Comparing integrals of nonnegative and positive definite functions with respect to different measures

This work developed from our previous attempt in the extremal problem of comparing integrals of nonnegative and positive definite functions over different intervals, say on $I:=[-1,1]$ and $J:=[-T,T]$. We found that there is a constant $C(T)$, depending only on $T$ and in the linear order, such that the integral on $J$ is at most $C(T)$ times the integral on $I$. After publishing this result, it turned out that the same extremal problem was already studied by $B$. Logan, who has obtained the same estimate some 20 years before us. Oddly enough, the proofs were somewhat different, yet the (complicated) formula for $C(T)$ of his and ours matched.
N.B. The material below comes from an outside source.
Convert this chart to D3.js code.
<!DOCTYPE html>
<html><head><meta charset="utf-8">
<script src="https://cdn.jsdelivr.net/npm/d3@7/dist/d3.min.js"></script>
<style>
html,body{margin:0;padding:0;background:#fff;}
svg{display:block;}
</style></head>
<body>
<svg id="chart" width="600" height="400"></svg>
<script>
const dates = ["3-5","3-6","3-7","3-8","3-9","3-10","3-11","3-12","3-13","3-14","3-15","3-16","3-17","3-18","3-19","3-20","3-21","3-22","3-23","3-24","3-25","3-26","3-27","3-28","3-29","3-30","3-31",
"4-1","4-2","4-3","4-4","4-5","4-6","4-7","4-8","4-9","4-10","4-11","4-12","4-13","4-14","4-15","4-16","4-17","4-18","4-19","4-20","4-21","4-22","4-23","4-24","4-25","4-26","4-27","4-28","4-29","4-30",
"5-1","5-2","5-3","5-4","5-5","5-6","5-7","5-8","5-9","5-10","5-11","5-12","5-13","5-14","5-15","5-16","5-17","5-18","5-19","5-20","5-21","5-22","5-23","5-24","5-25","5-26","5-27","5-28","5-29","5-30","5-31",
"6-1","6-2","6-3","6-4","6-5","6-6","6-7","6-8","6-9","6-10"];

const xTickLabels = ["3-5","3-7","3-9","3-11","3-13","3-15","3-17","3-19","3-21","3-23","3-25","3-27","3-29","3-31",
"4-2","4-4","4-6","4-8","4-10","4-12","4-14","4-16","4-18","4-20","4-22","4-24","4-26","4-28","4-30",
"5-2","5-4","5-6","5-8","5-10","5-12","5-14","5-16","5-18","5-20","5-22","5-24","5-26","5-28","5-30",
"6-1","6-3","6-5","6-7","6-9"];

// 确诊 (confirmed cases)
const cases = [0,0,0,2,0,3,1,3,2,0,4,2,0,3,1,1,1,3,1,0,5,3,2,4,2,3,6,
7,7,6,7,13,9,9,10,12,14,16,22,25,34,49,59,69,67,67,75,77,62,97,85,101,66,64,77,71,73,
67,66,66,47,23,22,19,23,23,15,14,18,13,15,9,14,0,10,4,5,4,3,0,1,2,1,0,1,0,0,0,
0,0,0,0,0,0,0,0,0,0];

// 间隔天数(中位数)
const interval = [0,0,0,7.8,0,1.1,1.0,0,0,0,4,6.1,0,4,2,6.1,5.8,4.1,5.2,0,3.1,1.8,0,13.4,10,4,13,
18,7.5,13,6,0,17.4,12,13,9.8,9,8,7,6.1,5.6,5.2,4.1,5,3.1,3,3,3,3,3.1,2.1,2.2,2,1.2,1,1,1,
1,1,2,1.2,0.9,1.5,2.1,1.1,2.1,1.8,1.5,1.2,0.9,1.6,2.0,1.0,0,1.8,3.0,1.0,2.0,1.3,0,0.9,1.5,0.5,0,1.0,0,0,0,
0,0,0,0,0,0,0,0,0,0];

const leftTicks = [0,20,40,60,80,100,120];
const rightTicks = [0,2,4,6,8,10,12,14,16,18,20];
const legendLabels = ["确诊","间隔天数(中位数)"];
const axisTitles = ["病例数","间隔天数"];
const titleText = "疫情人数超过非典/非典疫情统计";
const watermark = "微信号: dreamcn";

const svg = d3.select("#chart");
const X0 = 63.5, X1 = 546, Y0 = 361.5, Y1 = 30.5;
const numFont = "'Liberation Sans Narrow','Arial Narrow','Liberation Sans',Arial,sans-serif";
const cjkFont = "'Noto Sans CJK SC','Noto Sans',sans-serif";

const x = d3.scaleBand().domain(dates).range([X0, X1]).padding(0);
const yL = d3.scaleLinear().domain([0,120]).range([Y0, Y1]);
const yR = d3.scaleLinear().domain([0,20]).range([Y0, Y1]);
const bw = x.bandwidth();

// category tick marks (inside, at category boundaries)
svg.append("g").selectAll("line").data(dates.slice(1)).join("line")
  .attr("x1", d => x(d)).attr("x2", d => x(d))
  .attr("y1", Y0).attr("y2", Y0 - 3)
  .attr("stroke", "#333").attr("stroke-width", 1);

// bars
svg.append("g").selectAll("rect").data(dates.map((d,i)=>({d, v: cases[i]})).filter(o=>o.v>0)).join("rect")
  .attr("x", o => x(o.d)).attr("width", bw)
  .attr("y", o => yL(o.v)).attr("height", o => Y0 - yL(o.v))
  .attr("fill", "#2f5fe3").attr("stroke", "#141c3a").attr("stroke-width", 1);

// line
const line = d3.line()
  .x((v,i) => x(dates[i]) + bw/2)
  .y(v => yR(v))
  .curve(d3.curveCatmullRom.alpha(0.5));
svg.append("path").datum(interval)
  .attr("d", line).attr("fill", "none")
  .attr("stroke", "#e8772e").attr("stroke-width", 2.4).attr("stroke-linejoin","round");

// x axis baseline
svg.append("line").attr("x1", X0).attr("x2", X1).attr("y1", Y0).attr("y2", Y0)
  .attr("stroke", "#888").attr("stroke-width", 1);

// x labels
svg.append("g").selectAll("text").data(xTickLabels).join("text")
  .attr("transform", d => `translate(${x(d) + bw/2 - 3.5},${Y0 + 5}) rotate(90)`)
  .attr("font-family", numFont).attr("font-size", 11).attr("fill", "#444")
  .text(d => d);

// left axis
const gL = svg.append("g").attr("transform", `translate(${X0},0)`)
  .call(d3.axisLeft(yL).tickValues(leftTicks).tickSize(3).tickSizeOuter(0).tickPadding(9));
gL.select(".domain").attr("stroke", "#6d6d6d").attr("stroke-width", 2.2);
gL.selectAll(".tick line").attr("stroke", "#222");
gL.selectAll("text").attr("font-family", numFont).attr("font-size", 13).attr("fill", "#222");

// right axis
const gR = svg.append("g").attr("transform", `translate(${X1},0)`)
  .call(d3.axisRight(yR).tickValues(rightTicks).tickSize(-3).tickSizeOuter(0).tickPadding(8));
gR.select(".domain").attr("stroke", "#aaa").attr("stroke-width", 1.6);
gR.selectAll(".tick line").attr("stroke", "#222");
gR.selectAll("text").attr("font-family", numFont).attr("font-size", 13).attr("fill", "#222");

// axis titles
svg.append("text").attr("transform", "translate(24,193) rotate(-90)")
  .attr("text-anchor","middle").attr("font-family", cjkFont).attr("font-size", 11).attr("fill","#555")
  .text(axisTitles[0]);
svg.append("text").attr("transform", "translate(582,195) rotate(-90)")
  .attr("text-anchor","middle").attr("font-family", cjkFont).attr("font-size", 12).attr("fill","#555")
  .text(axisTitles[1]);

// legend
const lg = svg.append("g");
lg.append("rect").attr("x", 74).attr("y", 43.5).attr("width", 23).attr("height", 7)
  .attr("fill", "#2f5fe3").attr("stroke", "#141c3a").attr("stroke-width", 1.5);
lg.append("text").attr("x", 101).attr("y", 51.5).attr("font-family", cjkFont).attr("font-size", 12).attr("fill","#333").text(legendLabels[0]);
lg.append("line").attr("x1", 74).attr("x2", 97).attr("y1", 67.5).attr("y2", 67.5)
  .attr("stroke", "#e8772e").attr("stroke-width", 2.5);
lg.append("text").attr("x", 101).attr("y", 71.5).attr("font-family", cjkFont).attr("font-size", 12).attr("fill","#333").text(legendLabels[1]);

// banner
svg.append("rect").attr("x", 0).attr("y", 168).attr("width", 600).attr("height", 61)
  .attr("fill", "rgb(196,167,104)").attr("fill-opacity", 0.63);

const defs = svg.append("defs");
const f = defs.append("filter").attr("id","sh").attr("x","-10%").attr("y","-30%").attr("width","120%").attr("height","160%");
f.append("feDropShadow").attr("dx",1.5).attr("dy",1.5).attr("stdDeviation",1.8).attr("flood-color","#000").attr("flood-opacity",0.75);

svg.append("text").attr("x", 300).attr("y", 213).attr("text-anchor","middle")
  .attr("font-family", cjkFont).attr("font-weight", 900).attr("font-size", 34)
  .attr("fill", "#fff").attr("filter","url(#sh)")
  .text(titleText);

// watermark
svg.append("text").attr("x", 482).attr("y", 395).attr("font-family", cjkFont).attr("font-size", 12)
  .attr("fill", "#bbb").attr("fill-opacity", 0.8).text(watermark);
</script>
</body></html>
Although we conjecture that the obtained constant is not always optimal, this is still unresolved. What we can discuss now, is a conjecture of ours stating that in principle our approach is optimal. The way we arrive at this is somewhat long and abstract, relying on two major elements, one being a duality type formula, which is inherently real-valued, and the exploitation of positive definiteness, which is inherently complex valued. The necessity of combining these two is one reason for the technically involved treatement. Further, we consider (integrals with respect to) arbitrary measures on arbitrary locally compact Abelian groups, and the handling of the general setup thus needs the theory of LCA groups in general.